Problem description:
The entries are to be returned exactly, with images left out.

(Rows from a dataset)

┏━━

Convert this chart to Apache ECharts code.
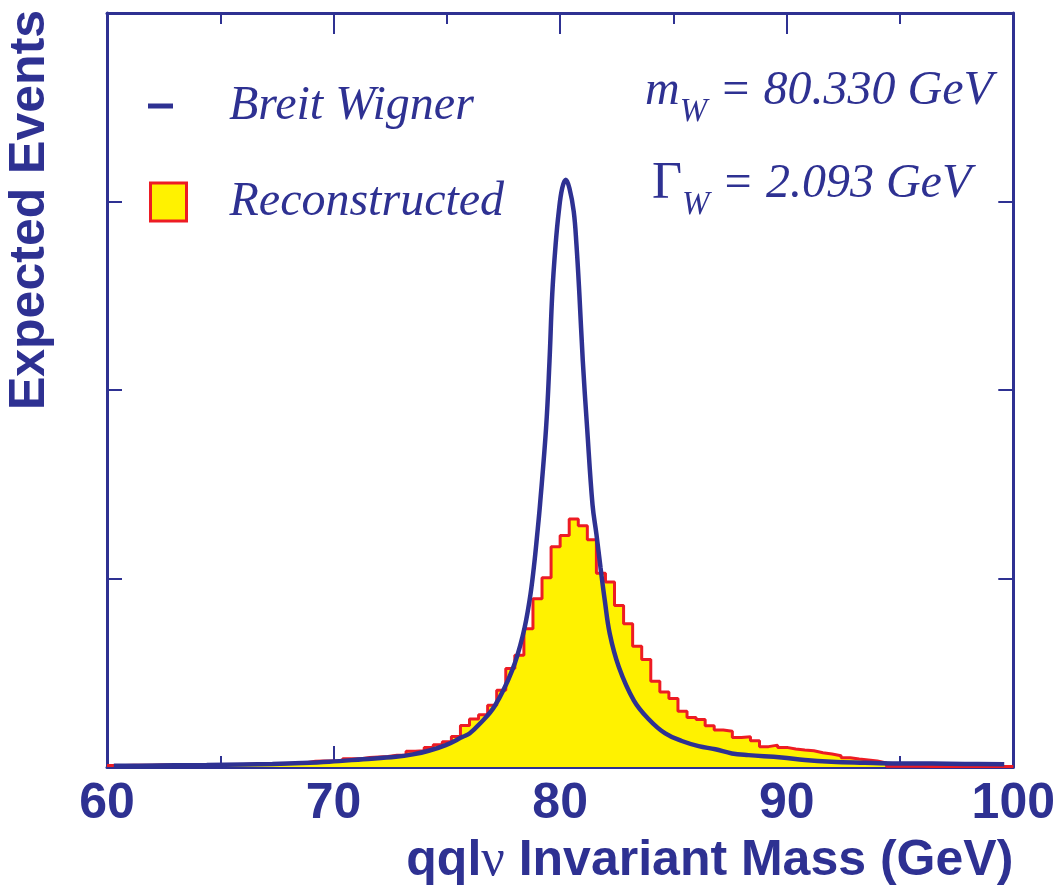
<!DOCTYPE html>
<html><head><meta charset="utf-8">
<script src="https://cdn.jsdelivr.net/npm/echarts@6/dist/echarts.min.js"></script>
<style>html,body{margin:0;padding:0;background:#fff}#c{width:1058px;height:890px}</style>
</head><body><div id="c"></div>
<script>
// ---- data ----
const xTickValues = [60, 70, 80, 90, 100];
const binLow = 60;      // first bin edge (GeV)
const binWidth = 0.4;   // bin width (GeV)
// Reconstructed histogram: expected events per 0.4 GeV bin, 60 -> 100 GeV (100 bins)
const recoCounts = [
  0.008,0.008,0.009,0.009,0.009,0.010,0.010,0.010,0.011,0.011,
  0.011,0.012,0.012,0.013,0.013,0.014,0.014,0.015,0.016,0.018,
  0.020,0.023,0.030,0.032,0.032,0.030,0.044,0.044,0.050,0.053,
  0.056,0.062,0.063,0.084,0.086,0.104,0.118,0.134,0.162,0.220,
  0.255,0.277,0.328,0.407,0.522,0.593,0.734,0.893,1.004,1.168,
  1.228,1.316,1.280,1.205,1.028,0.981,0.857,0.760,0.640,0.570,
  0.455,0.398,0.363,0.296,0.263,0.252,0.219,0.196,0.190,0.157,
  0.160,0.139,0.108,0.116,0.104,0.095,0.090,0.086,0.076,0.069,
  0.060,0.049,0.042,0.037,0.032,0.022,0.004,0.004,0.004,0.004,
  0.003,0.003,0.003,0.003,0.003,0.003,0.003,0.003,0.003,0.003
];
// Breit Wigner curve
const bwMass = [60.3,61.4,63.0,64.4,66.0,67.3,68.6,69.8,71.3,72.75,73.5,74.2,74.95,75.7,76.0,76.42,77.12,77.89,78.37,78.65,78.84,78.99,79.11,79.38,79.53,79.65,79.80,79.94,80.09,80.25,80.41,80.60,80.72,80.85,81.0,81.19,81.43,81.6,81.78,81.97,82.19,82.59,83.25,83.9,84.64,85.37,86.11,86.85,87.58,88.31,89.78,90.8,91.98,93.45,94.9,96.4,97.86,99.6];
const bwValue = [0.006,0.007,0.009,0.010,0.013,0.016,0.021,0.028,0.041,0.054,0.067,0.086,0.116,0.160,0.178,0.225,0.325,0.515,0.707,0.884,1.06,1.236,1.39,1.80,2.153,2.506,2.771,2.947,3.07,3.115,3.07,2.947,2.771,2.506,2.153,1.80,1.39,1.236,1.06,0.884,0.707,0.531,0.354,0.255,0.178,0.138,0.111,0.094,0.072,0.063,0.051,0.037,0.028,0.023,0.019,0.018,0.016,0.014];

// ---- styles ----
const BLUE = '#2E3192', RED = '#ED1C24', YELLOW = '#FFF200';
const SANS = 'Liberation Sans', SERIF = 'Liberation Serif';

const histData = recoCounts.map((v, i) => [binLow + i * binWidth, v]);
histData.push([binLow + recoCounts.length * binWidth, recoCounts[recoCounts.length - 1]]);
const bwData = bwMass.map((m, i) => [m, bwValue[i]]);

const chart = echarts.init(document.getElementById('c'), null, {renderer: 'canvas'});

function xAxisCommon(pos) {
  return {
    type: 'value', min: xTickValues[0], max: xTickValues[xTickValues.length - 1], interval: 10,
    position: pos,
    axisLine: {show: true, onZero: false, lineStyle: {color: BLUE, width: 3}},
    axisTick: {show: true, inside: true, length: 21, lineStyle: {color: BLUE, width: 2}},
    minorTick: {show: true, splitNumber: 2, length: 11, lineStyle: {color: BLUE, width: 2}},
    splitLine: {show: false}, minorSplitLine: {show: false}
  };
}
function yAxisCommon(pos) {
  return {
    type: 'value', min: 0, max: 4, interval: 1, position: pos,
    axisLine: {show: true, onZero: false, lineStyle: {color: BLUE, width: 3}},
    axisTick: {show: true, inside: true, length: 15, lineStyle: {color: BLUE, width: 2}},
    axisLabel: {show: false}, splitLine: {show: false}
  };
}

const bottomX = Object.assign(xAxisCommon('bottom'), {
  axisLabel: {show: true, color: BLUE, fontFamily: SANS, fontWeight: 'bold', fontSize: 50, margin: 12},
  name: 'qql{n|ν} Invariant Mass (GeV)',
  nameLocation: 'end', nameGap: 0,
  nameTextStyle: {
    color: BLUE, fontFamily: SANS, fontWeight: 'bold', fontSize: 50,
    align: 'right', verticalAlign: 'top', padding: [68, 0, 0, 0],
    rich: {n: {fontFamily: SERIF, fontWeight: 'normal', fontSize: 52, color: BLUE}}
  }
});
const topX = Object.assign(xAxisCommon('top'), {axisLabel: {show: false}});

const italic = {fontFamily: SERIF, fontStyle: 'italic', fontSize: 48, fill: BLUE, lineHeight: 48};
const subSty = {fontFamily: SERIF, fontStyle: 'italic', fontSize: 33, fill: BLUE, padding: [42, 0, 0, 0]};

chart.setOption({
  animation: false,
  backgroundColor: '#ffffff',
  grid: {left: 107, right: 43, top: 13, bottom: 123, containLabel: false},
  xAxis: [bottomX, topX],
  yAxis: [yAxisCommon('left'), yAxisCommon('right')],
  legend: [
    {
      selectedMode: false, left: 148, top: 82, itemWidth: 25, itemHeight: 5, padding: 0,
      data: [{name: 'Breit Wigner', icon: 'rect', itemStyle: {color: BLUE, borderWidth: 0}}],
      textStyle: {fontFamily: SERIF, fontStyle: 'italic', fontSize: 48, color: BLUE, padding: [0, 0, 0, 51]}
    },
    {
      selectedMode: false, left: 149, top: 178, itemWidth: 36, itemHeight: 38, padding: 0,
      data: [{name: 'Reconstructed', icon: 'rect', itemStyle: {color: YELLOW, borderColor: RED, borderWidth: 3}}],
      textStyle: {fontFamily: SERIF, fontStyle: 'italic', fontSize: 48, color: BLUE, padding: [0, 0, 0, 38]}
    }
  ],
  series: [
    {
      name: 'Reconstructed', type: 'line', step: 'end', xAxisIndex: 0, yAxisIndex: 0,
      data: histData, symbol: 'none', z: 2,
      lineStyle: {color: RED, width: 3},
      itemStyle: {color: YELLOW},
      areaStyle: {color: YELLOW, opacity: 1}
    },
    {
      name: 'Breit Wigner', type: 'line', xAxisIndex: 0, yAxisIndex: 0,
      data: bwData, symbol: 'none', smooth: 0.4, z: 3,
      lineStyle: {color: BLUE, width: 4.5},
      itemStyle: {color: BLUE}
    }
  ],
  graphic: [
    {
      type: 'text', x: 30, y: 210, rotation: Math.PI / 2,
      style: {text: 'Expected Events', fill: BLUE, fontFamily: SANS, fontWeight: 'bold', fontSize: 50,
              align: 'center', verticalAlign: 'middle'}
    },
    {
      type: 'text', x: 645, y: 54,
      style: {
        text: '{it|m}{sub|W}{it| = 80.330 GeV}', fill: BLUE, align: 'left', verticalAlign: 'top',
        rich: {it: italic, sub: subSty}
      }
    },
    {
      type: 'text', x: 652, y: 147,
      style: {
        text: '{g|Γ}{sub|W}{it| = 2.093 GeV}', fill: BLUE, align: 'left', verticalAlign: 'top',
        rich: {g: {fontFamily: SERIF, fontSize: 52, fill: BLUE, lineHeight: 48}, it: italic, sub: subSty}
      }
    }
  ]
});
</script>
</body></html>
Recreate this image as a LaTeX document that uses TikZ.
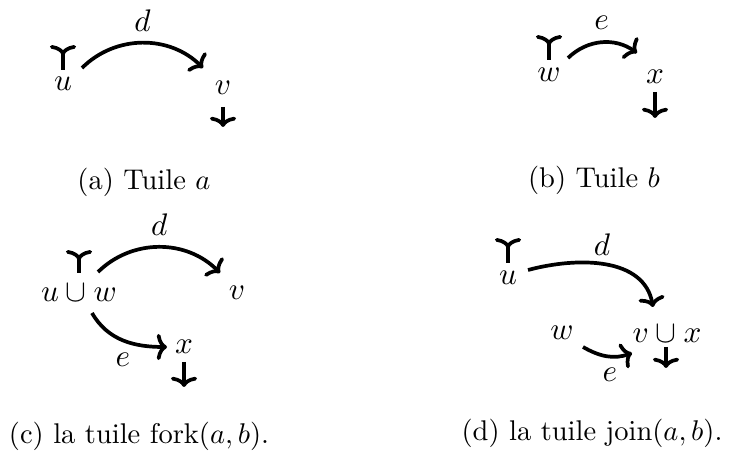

┗━━

Result for this exercise:
Convert this chart to Apache ECharts code.
<!DOCTYPE html>
<html><head><meta charset="utf-8">
<script src="https://cdn.jsdelivr.net/npm/echarts@6/dist/echarts.min.js"></script>
<style>html,body{margin:0;padding:0;background:#fff}#c{width:1058px;height:890px}</style>
</head><body><div id="c"></div>
<script>
// ---- data ----
const xTickValues = [60, 70, 80, 90, 100];
const binLow = 60;      // first bin edge (GeV)
const binWidth = 0.4;   // bin width (GeV)
// Reconstructed histogram: expected events per 0.4 GeV bin, 60 -> 100 GeV (100 bins)
const recoCounts = [
  0.008,0.008,0.009,0.009,0.009,0.010,0.010,0.010,0.011,0.011,
  0.011,0.012,0.012,0.013,0.013,0.014,0.014,0.015,0.016,0.018,
  0.020,0.023,0.030,0.032,0.032,0.030,0.044,0.044,0.050,0.053,
  0.056,0.062,0.063,0.084,0.086,0.104,0.118,0.134,0.162,0.220,
  0.255,0.277,0.328,0.407,0.522,0.593,0.734,0.893,1.004,1.168,
  1.228,1.316,1.280,1.205,1.028,0.981,0.857,0.760,0.640,0.570,
  0.455,0.398,0.363,0.296,0.263,0.252,0.219,0.196,0.190,0.157,
  0.160,0.139,0.108,0.116,0.104,0.095,0.090,0.086,0.076,0.069,
  0.060,0.049,0.042,0.037,0.032,0.022,0.004,0.004,0.004,0.004,
  0.003,0.003,0.003,0.003,0.003,0.003,0.003,0.003,0.003,0.003
];
// Breit Wigner curve
const bwMass = [60.3,61.4,63.0,64.4,66.0,67.3,68.6,69.8,71.3,72.75,73.5,74.2,74.95,75.7,76.0,76.42,77.12,77.89,78.37,78.65,78.84,78.99,79.11,79.38,79.53,79.65,79.80,79.94,80.09,80.25,80.41,80.60,80.72,80.85,81.0,81.19,81.43,81.6,81.78,81.97,82.19,82.59,83.25,83.9,84.64,85.37,86.11,86.85,87.58,88.31,89.78,90.8,91.98,93.45,94.9,96.4,97.86,99.6];
const bwValue = [0.006,0.007,0.009,0.010,0.013,0.016,0.021,0.028,0.041,0.054,0.067,0.086,0.116,0.160,0.178,0.225,0.325,0.515,0.707,0.884,1.06,1.236,1.39,1.80,2.153,2.506,2.771,2.947,3.07,3.115,3.07,2.947,2.771,2.506,2.153,1.80,1.39,1.236,1.06,0.884,0.707,0.531,0.354,0.255,0.178,0.138,0.111,0.094,0.072,0.063,0.051,0.037,0.028,0.023,0.019,0.018,0.016,0.014];

// ---- styles ----
const BLUE = '#2E3192', RED = '#ED1C24', YELLOW = '#FFF200';
const SANS = 'Liberation Sans', SERIF = 'Liberation Serif';

const histData = recoCounts.map((v, i) => [binLow + i * binWidth, v]);
histData.push([binLow + recoCounts.length * binWidth, recoCounts[recoCounts.length - 1]]);
const bwData = bwMass.map((m, i) => [m, bwValue[i]]);

const chart = echarts.init(document.getElementById('c'), null, {renderer: 'canvas'});

function xAxisCommon(pos) {
  return {
    type: 'value', min: xTickValues[0], max: xTickValues[xTickValues.length - 1], interval: 10,
    position: pos,
    axisLine: {show: true, onZero: false, lineStyle: {color: BLUE, width: 3}},
    axisTick: {show: true, inside: true, length: 21, lineStyle: {color: BLUE, width: 2}},
    minorTick: {show: true, splitNumber: 2, length: 11, lineStyle: {color: BLUE, width: 2}},
    splitLine: {show: false}, minorSplitLine: {show: false}
  };
}
function yAxisCommon(pos) {
  return {
    type: 'value', min: 0, max: 4, interval: 1, position: pos,
    axisLine: {show: true, onZero: false, lineStyle: {color: BLUE, width: 3}},
    axisTick: {show: true, inside: true, length: 15, lineStyle: {color: BLUE, width: 2}},
    axisLabel: {show: false}, splitLine: {show: false}
  };
}

const bottomX = Object.assign(xAxisCommon('bottom'), {
  axisLabel: {show: true, color: BLUE, fontFamily: SANS, fontWeight: 'bold', fontSize: 50, margin: 12},
  name: 'qql{n|ν} Invariant Mass (GeV)',
  nameLocation: 'end', nameGap: 0,
  nameTextStyle: {
    color: BLUE, fontFamily: SANS, fontWeight: 'bold', fontSize: 50,
    align: 'right', verticalAlign: 'top', padding: [68, 0, 0, 0],
    rich: {n: {fontFamily: SERIF, fontWeight: 'normal', fontSize: 52, color: BLUE}}
  }
});
const topX = Object.assign(xAxisCommon('top'), {axisLabel: {show: false}});

const italic = {fontFamily: SERIF, fontStyle: 'italic', fontSize: 48, fill: BLUE, lineHeight: 48};
const subSty = {fontFamily: SERIF, fontStyle: 'italic', fontSize: 33, fill: BLUE, padding: [42, 0, 0, 0]};

chart.setOption({
  animation: false,
  backgroundColor: '#ffffff',
  grid: {left: 107, right: 43, top: 13, bottom: 123, containLabel: false},
  xAxis: [bottomX, topX],
  yAxis: [yAxisCommon('left'), yAxisCommon('right')],
  legend: [
    {
      selectedMode: false, left: 148, top: 82, itemWidth: 25, itemHeight: 5, padding: 0,
      data: [{name: 'Breit Wigner', icon: 'rect', itemStyle: {color: BLUE, borderWidth: 0}}],
      textStyle: {fontFamily: SERIF, fontStyle: 'italic', fontSize: 48, color: BLUE, padding: [0, 0, 0, 51]}
    },
    {
      selectedMode: false, left: 149, top: 178, itemWidth: 36, itemHeight: 38, padding: 0,
      data: [{name: 'Reconstructed', icon: 'rect', itemStyle: {color: YELLOW, borderColor: RED, borderWidth: 3}}],
      textStyle: {fontFamily: SERIF, fontStyle: 'italic', fontSize: 48, color: BLUE, padding: [0, 0, 0, 38]}
    }
  ],
  series: [
    {
      name: 'Reconstructed', type: 'line', step: 'end', xAxisIndex: 0, yAxisIndex: 0,
      data: histData, symbol: 'none', z: 2,
      lineStyle: {color: RED, width: 3},
      itemStyle: {color: YELLOW},
      areaStyle: {color: YELLOW, opacity: 1}
    },
    {
      name: 'Breit Wigner', type: 'line', xAxisIndex: 0, yAxisIndex: 0,
      data: bwData, symbol: 'none', smooth: 0.4, z: 3,
      lineStyle: {color: BLUE, width: 4.5},
      itemStyle: {color: BLUE}
    }
  ],
  graphic: [
    {
      type: 'text', x: 30, y: 210, rotation: Math.PI / 2,
      style: {text: 'Expected Events', fill: BLUE, fontFamily: SANS, fontWeight: 'bold', fontSize: 50,
              align: 'center', verticalAlign: 'middle'}
    },
    {
      type: 'text', x: 645, y: 54,
      style: {
        text: '{it|m}{sub|W}{it| = 80.330 GeV}', fill: BLUE, align: 'left', verticalAlign: 'top',
        rich: {it: italic, sub: subSty}
      }
    },
    {
      type: 'text', x: 652, y: 147,
      style: {
        text: '{g|Γ}{sub|W}{it| = 2.093 GeV}', fill: BLUE, align: 'left', verticalAlign: 'top',
        rich: {g: {fontFamily: SERIF, fontSize: 52, fill: BLUE, lineHeight: 48}, it: italic, sub: subSty}
      }
    }
  ]
});
</script>
</body></html>
Recreate this image as a LaTeX document that uses TikZ.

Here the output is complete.